• **Task details**
Copy exactly the lines that run from the top of the listing to the line containing "s500_in_y = [74.2, 80.2, 86.3, 80.6, 74.2]", both ends included, and omit the pictures.

• **Data shown**

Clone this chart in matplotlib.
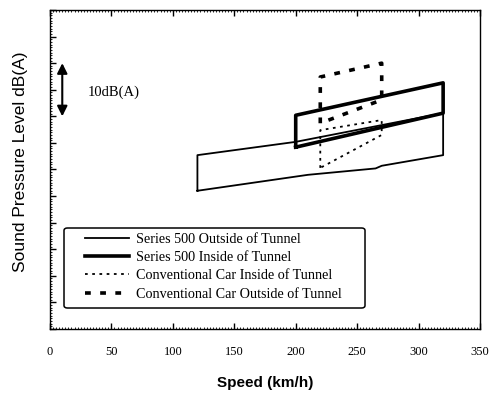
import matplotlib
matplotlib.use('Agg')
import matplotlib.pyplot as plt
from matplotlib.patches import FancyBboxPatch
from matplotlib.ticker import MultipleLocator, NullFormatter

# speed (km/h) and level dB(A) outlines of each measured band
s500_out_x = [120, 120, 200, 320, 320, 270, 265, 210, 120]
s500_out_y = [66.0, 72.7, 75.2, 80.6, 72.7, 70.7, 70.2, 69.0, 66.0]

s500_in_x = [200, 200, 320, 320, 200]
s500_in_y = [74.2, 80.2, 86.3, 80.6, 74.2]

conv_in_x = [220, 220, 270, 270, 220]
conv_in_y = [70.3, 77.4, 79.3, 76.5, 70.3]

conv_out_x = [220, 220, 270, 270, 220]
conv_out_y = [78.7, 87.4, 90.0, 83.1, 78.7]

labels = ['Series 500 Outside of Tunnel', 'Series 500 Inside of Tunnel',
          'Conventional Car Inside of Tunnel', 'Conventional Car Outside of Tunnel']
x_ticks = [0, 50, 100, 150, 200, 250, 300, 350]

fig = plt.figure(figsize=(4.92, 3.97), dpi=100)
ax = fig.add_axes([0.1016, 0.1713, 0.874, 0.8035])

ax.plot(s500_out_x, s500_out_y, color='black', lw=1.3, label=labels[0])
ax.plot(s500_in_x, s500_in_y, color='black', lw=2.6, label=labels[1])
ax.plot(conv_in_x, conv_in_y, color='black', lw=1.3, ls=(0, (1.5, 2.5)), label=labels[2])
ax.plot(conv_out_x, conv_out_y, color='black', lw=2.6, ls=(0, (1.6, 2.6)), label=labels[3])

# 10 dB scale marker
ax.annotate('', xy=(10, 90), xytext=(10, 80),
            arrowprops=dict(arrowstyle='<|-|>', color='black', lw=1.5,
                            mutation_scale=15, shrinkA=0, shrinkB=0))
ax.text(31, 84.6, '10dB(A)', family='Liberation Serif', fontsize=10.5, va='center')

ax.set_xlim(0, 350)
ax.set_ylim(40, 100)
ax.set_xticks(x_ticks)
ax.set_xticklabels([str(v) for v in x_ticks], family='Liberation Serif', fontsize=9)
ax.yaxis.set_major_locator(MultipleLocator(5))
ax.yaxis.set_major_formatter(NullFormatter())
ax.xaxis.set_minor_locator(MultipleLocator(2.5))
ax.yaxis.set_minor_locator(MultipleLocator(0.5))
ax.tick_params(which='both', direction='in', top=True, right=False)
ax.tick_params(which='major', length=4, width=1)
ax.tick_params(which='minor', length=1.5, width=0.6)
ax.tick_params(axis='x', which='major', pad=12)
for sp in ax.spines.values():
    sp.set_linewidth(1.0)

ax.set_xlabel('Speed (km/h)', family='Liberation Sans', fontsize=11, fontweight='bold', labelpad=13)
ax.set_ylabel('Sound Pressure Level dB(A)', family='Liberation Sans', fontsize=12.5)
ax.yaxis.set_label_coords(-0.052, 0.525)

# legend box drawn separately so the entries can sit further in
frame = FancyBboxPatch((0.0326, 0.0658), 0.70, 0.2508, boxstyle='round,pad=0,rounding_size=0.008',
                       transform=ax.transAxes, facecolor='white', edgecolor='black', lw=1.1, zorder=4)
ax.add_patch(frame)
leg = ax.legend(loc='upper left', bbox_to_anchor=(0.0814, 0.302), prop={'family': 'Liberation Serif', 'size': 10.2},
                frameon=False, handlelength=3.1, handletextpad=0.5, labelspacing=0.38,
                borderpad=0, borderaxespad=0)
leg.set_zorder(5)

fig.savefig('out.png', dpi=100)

• **Problem solution**
Clone this chart in matplotlib.
import matplotlib
matplotlib.use('Agg')
import matplotlib.pyplot as plt
from matplotlib.patches import FancyBboxPatch
from matplotlib.ticker import MultipleLocator, NullFormatter

# speed (km/h) and level dB(A) outlines of each measured band
s500_out_x = [120, 120, 200, 320, 320, 270, 265, 210, 120]
s500_out_y = [66.0, 72.7, 75.2, 80.6, 72.7, 70.7, 70.2, 69.0, 66.0]

s500_in_x = [200, 200, 320, 320, 200]
s500_in_y = [74.2, 80.2, 86.3, 80.6, 74.2]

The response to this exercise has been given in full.